I'm so bored back home in Melaka but hey, I get to save lots by eating at home and not paying for anything when we go out to eat. It just dawned on me today why lately I've been putting on back my weight again is perhaps I'm just sad. For the last six month after J left for NZ, I put on the kilos slowly by slowly.First it was 1 kg then 2 kilos fluctuating between there and now after the NZ trip I lost 2 kilos then now New Year and I weigh myself today and got a shock. I'm 58 kilos. OMG! I used to weigh 51 kilos during my secondary school days and after graduation, I started to put on weight till around 57 kilos. Later, I went on a Youth Exchange Programme to Brazil for 1 year and before I knew it, I came home weighing around 63 kilos. I thought I could loose weight again but somehow the good food in Malaysia made me even fatter till 65 kilos. Occasionally, my weight would fluctuate all the way till 67 kilos. Then, I decided I am not going to live like this forever. I wanted to look good, I wanted to be able to get clothes easier, I wanted to make my bf proud to have a beautiful gf so I got myself into a slimming programme as soon as I got to KL to study.

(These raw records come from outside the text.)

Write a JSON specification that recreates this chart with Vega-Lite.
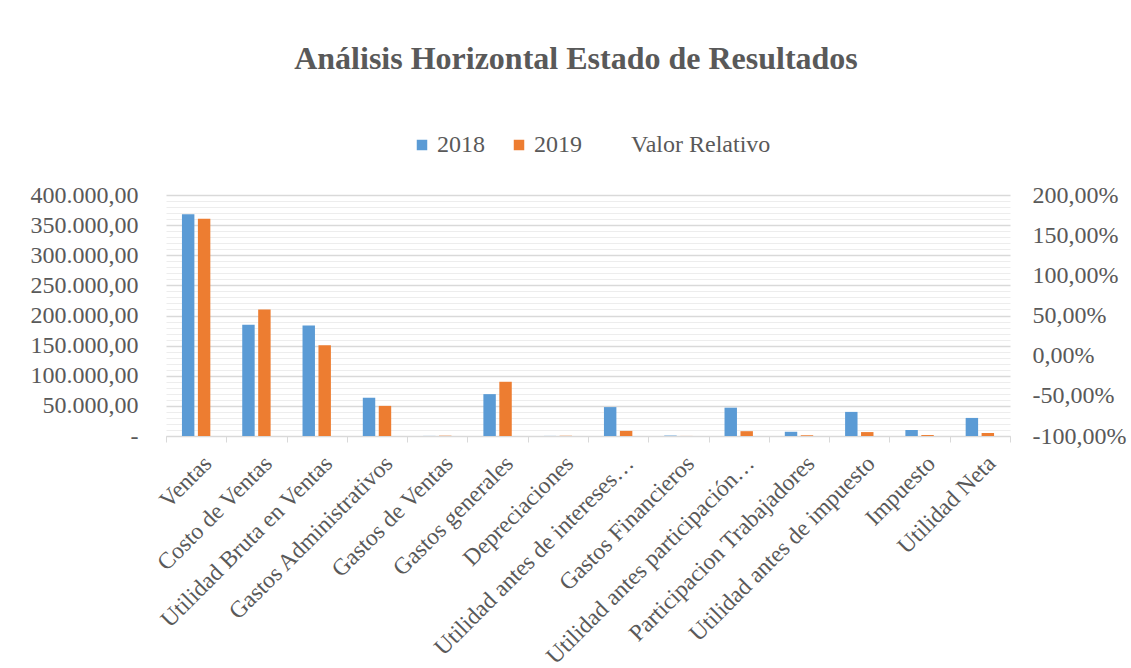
{
  "$schema": "https://vega.github.io/schema/vega-lite/v6.json",
  "width": 844,
  "height": 241,
  "autosize": {"type": "none"},
  "padding": {"left": 166, "top": 195, "right": 121, "bottom": 232},
  "background": "white",
  "config": {
    "locale": {"number": {"decimal": ",", "thousands": ".", "grouping": [3], "currency": ["$", ""], "percent": "%", "minus": "-"}},
    "view": {"stroke": null},
    "font": "Liberation Serif",
    "legend": {"labelFont": "Liberation Serif", "labelFontSize": 24, "labelColor": "#595959"},
    "axis": {"labelFont": "Liberation Serif", "labelFontSize": 24, "labelColor": "#595959"}
  },
  "title": {
    "text": "Análisis Horizontal Estado de Resultados",
    "font": "Liberation Serif",
    "fontSize": 32,
    "fontWeight": "bold",
    "color": "#595959",
    "anchor": "middle",
    "frame": "group",
    "dx": -12,
    "offset": 57
  },
  "datasets": {
    "valores": [
      {"categoria": "Ventas", "anio": "2018", "valor": 368000},
      {"categoria": "Ventas", "anio": "2019", "valor": 360500},
      {"categoria": "Costo de Ventas", "anio": "2018", "valor": 184500},
      {"categoria": "Costo de Ventas", "anio": "2019", "valor": 210000},
      {"categoria": "Utilidad Bruta en Ventas", "anio": "2018", "valor": 183500},
      {"categoria": "Utilidad Bruta en Ventas", "anio": "2019", "valor": 150500},
      {"categoria": "Gastos Administrativos", "anio": "2018", "valor": 63500},
      {"categoria": "Gastos Administrativos", "anio": "2019", "valor": 50000},
      {"categoria": "Gastos de Ventas", "anio": "2018", "valor": 150},
      {"categoria": "Gastos de Ventas", "anio": "2019", "valor": 500},
      {"categoria": "Gastos generales", "anio": "2018", "valor": 69500},
      {"categoria": "Gastos generales", "anio": "2019", "valor": 90000},
      {"categoria": "Depreciaciones", "anio": "2018", "valor": 150},
      {"categoria": "Depreciaciones", "anio": "2019", "valor": 400},
      {"categoria": "Utilidad antes de intereses…", "anio": "2018", "valor": 48000},
      {"categoria": "Utilidad antes de intereses…", "anio": "2019", "valor": 8500},
      {"categoria": "Gastos Financieros", "anio": "2018", "valor": 700},
      {"categoria": "Gastos Financieros", "anio": "2019", "valor": 100},
      {"categoria": "Utilidad antes participación…", "anio": "2018", "valor": 47000},
      {"categoria": "Utilidad antes participación…", "anio": "2019", "valor": 8000},
      {"categoria": "Participacion Trabajadores", "anio": "2018", "valor": 7000},
      {"categoria": "Participacion Trabajadores", "anio": "2019", "valor": 1200},
      {"categoria": "Utilidad antes de impuesto", "anio": "2018", "valor": 40000},
      {"categoria": "Utilidad antes de impuesto", "anio": "2019", "valor": 6500},
      {"categoria": "Impuesto", "anio": "2018", "valor": 10000},
      {"categoria": "Impuesto", "anio": "2019", "valor": 1600},
      {"categoria": "Utilidad Neta", "anio": "2018", "valor": 30000},
      {"categoria": "Utilidad Neta", "anio": "2019", "valor": 5000}
    ],
    "relativo": [
      {"categoria": "Ventas", "relativo": -0.0204},
      {"categoria": "Costo de Ventas", "relativo": 0.1382},
      {"categoria": "Utilidad Bruta en Ventas", "relativo": -0.1798},
      {"categoria": "Gastos Administrativos", "relativo": -0.2126},
      {"categoria": "Gastos de Ventas", "relativo": 2.0},
      {"categoria": "Gastos generales", "relativo": 0.295},
      {"categoria": "Depreciaciones", "relativo": 1.6667},
      {"categoria": "Utilidad antes de intereses…", "relativo": -0.8229},
      {"categoria": "Gastos Financieros", "relativo": -0.8571},
      {"categoria": "Utilidad antes participación…", "relativo": -0.8298},
      {"categoria": "Participacion Trabajadores", "relativo": -0.8286},
      {"categoria": "Utilidad antes de impuesto", "relativo": -0.8375},
      {"categoria": "Impuesto", "relativo": -0.84},
      {"categoria": "Utilidad Neta", "relativo": -0.8333}
    ]
  },
  "layer": [
    {
      "data": {"name": "valores"},
      "mark": {"type": "bar"},
      "encoding": {
        "x": {
          "field": "categoria",
          "type": "nominal",
          "sort": null,
          "scale": {"paddingInner": 0, "paddingOuter": 0},
          "axis": {
            "title": null,
            "labelAngle": -45,
            "labelFont": "Liberation Serif",
            "labelFontSize": 23.5,
            "labelColor": "#595959",
            "labelPadding": 9,
            "labelOffset": 3,
            "labelLimit": 400,
            "tickBand": "extent",
            "tickSize": 6,
            "tickColor": "#D9D9D9",
            "domainColor": "#D9D9D9",
            "domainWidth": 1,
            "grid": false
          }
        },
        "xOffset": {
          "field": "anio",
          "type": "nominal",
          "scale": {"paddingInner": 0.22, "paddingOuter": 1.12}
        },
        "y": {
          "field": "valor",
          "type": "quantitative",
          "scale": {"domain": [0, 400000], "nice": false},
          "axis": {
            "title": null,
            "orient": "left",
            "values": [0, 10000, 20000, 30000, 40000, 50000, 60000, 70000, 80000, 90000, 100000, 110000, 120000, 130000, 140000, 150000, 160000, 170000, 180000, 190000, 200000, 210000, 220000, 230000, 240000, 250000, 260000, 270000, 280000, 290000, 300000, 310000, 320000, 330000, 340000, 350000, 360000, 370000, 380000, 390000, 400000],
            "format": ",.2f",
            "labelExpr": "datum.value % 50000 === 0 ? (datum.value === 0 ? '-\u00a0\u00a0\u00a0' : datum.label) : ''",
            "labelFont": "Liberation Serif",
            "labelFontSize": 24,
            "labelColor": "#595959",
            "labelPadding": 28,
            "ticks": false,
            "domain": false,
            "grid": true,
            "gridColor": {"condition": {"test": "datum.value % 50000 === 0", "value": "#D9D9D9"}, "value": "#EDEDED"},
            "gridWidth": {"condition": {"test": "datum.value % 50000 === 0", "value": 1.3}, "value": 1}
          }
        },
        "color": {
          "field": "anio",
          "type": "nominal",
          "scale": {"domain": ["2018", "2019", "Valor Relativo"], "range": ["#5B9BD5", "#ED7D31", "rgba(255,255,255,0)"]},
          "legend": {
            "title": null,
            "orient": "none",
            "legendX": 244,
            "legendY": -62,
            "direction": "horizontal",
            "symbolType": "square",
            "symbolSize": 110,
            "symbolStrokeWidth": 0,
            "labelFont": "Liberation Serif",
            "labelFontSize": 24,
            "labelColor": "#595959",
            "labelOffset": 3,
            "columnPadding": 22,
            "encode": {
              "labels": {"update": {"font": {"value": "Liberation Serif"}, "fontSize": {"value": 24}, "fill": {"value": "#595959"}}}
            }
          }
        }
      }
    },
    {
      "data": {"name": "relativo"},
      "mark": {"type": "line", "strokeOpacity": 0},
      "encoding": {
        "x": {"field": "categoria", "type": "nominal", "sort": null},
        "y": {
          "field": "relativo",
          "type": "quantitative",
          "scale": {"domain": [-1, 2], "nice": false},
          "axis": {
            "title": null,
            "orient": "right",
            "values": [-1, -0.5, 0, 0.5, 1, 1.5, 2],
            "format": ".2%",
            "labelFont": "Liberation Serif",
            "labelFontSize": 24,
            "labelColor": "#595959",
            "labelPadding": 22,
            "ticks": false,
            "domain": false,
            "grid": false
          }
        },
        "color": {"datum": "Valor Relativo", "type": "nominal"}
      }
    }
  ],
  "resolve": {"scale": {"y": "independent"}}
}
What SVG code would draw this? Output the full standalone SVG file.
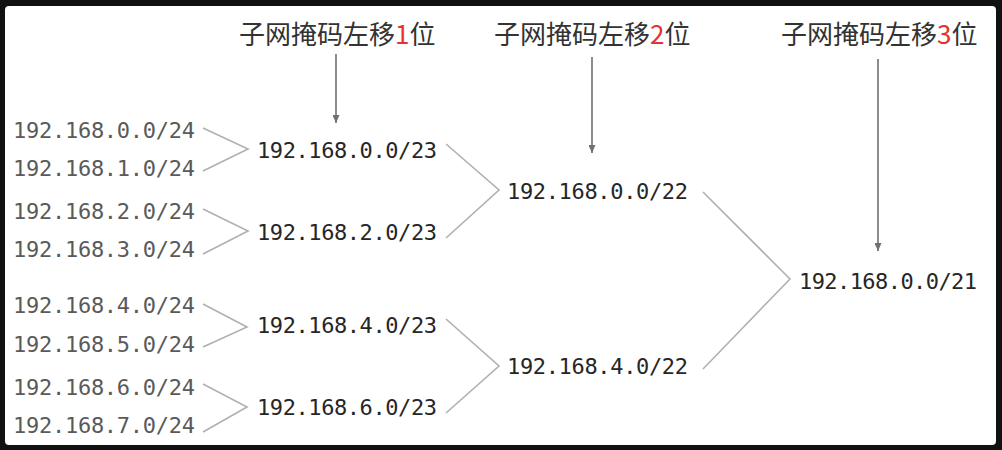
<svg xmlns="http://www.w3.org/2000/svg" width="1002" height="450" viewBox="0 0 1002 450">
  <style>
    .leaf { font-family: "DejaVu Sans Mono", "Liberation Mono", monospace; font-size: 22px; fill: #5a5a5a; }
    .net { font-family: "DejaVu Sans Mono", "Liberation Mono", monospace; font-size: 22px; fill: #262626; }
    .hdr { font-family: "Noto Sans CJK SC", "Noto Sans", sans-serif; font-size: 26px; fill: #333333; }
    .red { fill: #e8312f; }
    .chev { fill: none; stroke: #b0b0b0; stroke-width: 1.6; stroke-linejoin: miter; }
    .arr { fill: none; stroke: #707070; stroke-width: 1.6; }
  </style>
  <defs>
    <marker id="ah" viewBox="0 0 8 7" refX="8" refY="3.5" markerWidth="8" markerHeight="7" markerUnits="userSpaceOnUse" orient="auto">
      <path d="M0,0 L8,3.5 L0,7 Z" fill="#707070"/>
    </marker>
  </defs>
  <rect x="0" y="0" width="1002" height="450" fill="#111111"/>
  <rect x="5" y="6" width="991" height="439" rx="4" fill="#ffffff"/>

  <g id="headers">
    <g id="h1"><text class="hdr" x="239" y="44">子网掩码左移<tspan class="red">1</tspan>位</text></g>
    <g id="h2"><text class="hdr" x="494" y="44">子网掩码左移<tspan class="red">2</tspan>位</text></g>
    <g id="h3"><text class="hdr" x="781" y="44">子网掩码左移<tspan class="red">3</tspan>位</text></g>
  </g>

  <g id="connectors">
    <line class="arr" x1="336" y1="54" x2="336" y2="123" marker-end="url(#ah)"/>
    <line class="arr" x1="592" y1="57" x2="592" y2="153" marker-end="url(#ah)"/>
    <line class="arr" x1="878" y1="59" x2="878" y2="251" marker-end="url(#ah)"/>
    <polyline class="chev" points="203,128 248,149 203,171"/>
    <polyline class="chev" points="203,209 248,231 203,254"/>
    <polyline class="chev" points="203,304 247,327 203,347"/>
    <polyline class="chev" points="203,384 247,407 203,432"/>
    <polyline class="chev" points="446,144 499,190 446,238"/>
    <polyline class="chev" points="446,319 499,366 446,413"/>
    <polyline class="chev" points="703,192 790,279 703,369"/>
  </g>

  <g id="n24-0"><text class="leaf" x="13" y="138" textLength="182" lengthAdjust="spacing">192.168.0.0/24</text></g>
  <g id="n24-1"><text class="leaf" x="13" y="176" textLength="182" lengthAdjust="spacing">192.168.1.0/24</text></g>
  <g id="n24-2"><text class="leaf" x="13" y="219" textLength="182" lengthAdjust="spacing">192.168.2.0/24</text></g>
  <g id="n24-3"><text class="leaf" x="13" y="257" textLength="182" lengthAdjust="spacing">192.168.3.0/24</text></g>
  <g id="n24-4"><text class="leaf" x="13" y="313" textLength="182" lengthAdjust="spacing">192.168.4.0/24</text></g>
  <g id="n24-5"><text class="leaf" x="13" y="352" textLength="182" lengthAdjust="spacing">192.168.5.0/24</text></g>
  <g id="n24-6"><text class="leaf" x="13" y="395" textLength="182" lengthAdjust="spacing">192.168.6.0/24</text></g>
  <g id="n24-7"><text class="leaf" x="13" y="433" textLength="182" lengthAdjust="spacing">192.168.7.0/24</text></g>

  <g id="n23-0"><text class="net" x="257" y="158" textLength="180" lengthAdjust="spacing">192.168.0.0/23</text></g>
  <g id="n23-2"><text class="net" x="257" y="240" textLength="180" lengthAdjust="spacing">192.168.2.0/23</text></g>
  <g id="n23-4"><text class="net" x="257" y="333" textLength="180" lengthAdjust="spacing">192.168.4.0/23</text></g>
  <g id="n23-6"><text class="net" x="257" y="415" textLength="180" lengthAdjust="spacing">192.168.6.0/23</text></g>

  <g id="n22-0"><text class="net" x="507" y="199" textLength="181" lengthAdjust="spacing">192.168.0.0/22</text></g>
  <g id="n22-4"><text class="net" x="507" y="374" textLength="181" lengthAdjust="spacing">192.168.4.0/22</text></g>

  <g id="n21-0"><text class="net" x="799" y="289" textLength="178" lengthAdjust="spacing">192.168.0.0/21</text></g>
</svg>
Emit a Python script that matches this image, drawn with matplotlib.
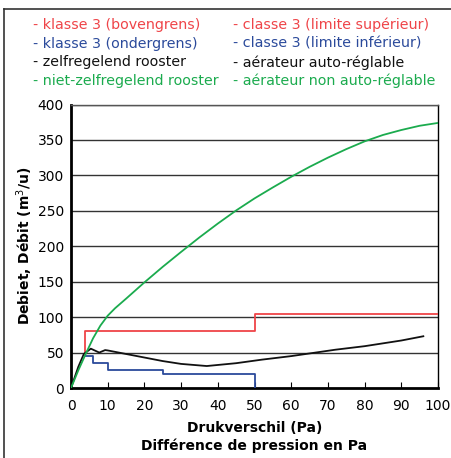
import matplotlib.pyplot as plt
from matplotlib.lines import Line2D

# Data
green_x = [0, 2, 4, 6, 8, 10, 12, 15, 20, 25, 30, 35, 40, 45, 50,
           55, 60, 65, 70, 75, 80, 85, 90, 95, 100]
green_y = [0, 25, 48, 70, 88, 102, 112.5, 126, 149, 171, 192, 212.5, 232, 250.5, 267.5,
           283, 298, 312, 325, 337, 348, 357, 364, 370, 374]

red_x = [3.7, 3.7, 50, 50, 100]
red_y = [50, 80, 80, 105, 105]

blue_x = [3.7, 6, 6, 10, 10, 25, 25, 50, 50]
blue_y = [45, 45, 35, 35, 25, 25, 20, 20, 0]

black_x = [0, 2, 3.5, 5.4, 7.7, 9.3, 10, 15, 20, 25, 30, 37, 45, 52, 60, 72, 80, 90, 96]
black_y = [0, 30, 48, 55.5, 50, 53.5, 53, 48, 43, 38, 34, 31, 35, 40, 45, 54, 59, 67, 73]

legend_nl = ["- klasse 3 (bovengrens)", "- klasse 3 (ondergrens)",
             "- zelfregelend rooster", "- niet-zelfregelend rooster"]
legend_fr = ["- classe 3 (limite supérieur)", "- classe 3 (limite inférieur)",
             "- aérateur auto-réglable", "- aérateur non auto-réglable"]

red = "#ef4448"
blue = "#2b4a9b"
green = "#1bab4e"
black = "#111111"
legend_colors = [red, blue, black, green]

W, H = 451, 458
fig = plt.figure(figsize=(W / 100, H / 100), dpi=100)
ax = fig.add_axes([71 / W, 1 - 388 / H, (438 - 71) / W, (388 - 104.5) / H])

# Grid lines
for v in range(50, 401, 50):
    ax.axhline(v, color="#333333", linewidth=1.0, zorder=1)

ax.plot(red_x, red_y, color=red, linewidth=1.3, zorder=3)
ax.plot(blue_x, blue_y, color=blue, linewidth=1.3, zorder=3)
ax.plot(black_x, black_y, color=black, linewidth=1.3, zorder=4)
ax.plot(green_x, green_y, color=green, linewidth=1.3, zorder=5)

ax.set_xlim(0, 100)
ax.set_ylim(0, 400)
ax.set_xticks(range(0, 101, 10))
ax.set_yticks(range(0, 401, 50))
ax.tick_params(axis="x", direction="in", length=4, labelsize=10, pad=8)
ax.tick_params(axis="y", length=0, labelsize=10, pad=5)

for side in ["left", "bottom"]:
    ax.spines[side].set_linewidth(2)
for side in ["top", "right"]:
    ax.spines[side].set_linewidth(1)
ax.spines["top"].set_color("#555555")

ax.set_xlabel("Drukverschil (Pa)\nDifférence de pression en Pa",
              fontsize=10, fontweight="bold", labelpad=6, linespacing=1.25)
ax.set_ylabel("Debiet, Débit (m$^3$/u)", fontsize=10, fontweight="bold",
              labelpad=2)

# Legend text at the top
for i in range(4):
    y = 1 - (25 + i * 18.7) / H
    fig.text(33 / W, y, legend_nl[i], color=legend_colors[i], fontsize=10.3,
             va="center", ha="left")
    fig.text(233 / W, y, legend_fr[i], color=legend_colors[i], fontsize=10.3,
             va="center", ha="left")

# Outer frame (left and top edges)
fig.add_artist(Line2D([4 / W, 4 / W], [0, 1 - 9 / H], color="#333333",
                      linewidth=1.2, transform=fig.transFigure))
fig.add_artist(Line2D([4 / W, 1], [1 - 9 / H, 1 - 9 / H], color="#333333",
                      linewidth=1.2, transform=fig.transFigure))

fig.savefig("out.png", dpi=100)
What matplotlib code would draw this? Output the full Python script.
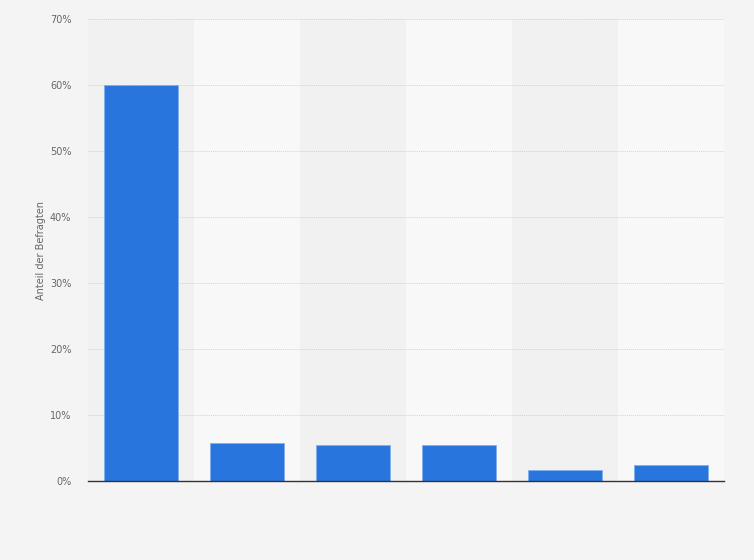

It was then I slowly shed the kilos and after around 8 months I was weighing 52 kilos and I thought I was the happiest person on earth. I gained self confidence and I could just walk into a shop and getting clothes was much easier. My weight fluctuated to around 54 to 55 kilos and I was still quite happy with it. Then it all started when I had exam stress and J left for NZ my weight would fluctuate up and down. I went for treatment regularly but I know I did not have any more discipline. I was depressed, stressed, sad and just down all the time. Food was my only way of comfort and happiness. After my NZ trip I was like 58.7. I was shocked to the maximum. I went for treatment and came out at the weight of 57.6 kilos. I finally dropped to 57 kilos but who can imagine Chinese New Year was just round the corner. Aiyo, now I dare not even try to weigh myself. I drank the slimming coffee everyday without fail till I got my nose bleed as it is quite heaty. I didn't eat carbo at night and I ate so much fruits and vegetables but still I have no idea how I was able to put on weight. Pathetic !!!!
As soon as I go back to KL , I need to be really on crash diet. I don't want to go back being the old me though J likes me that way better (he said better to hug) but I don't care. I'm doing it for myself.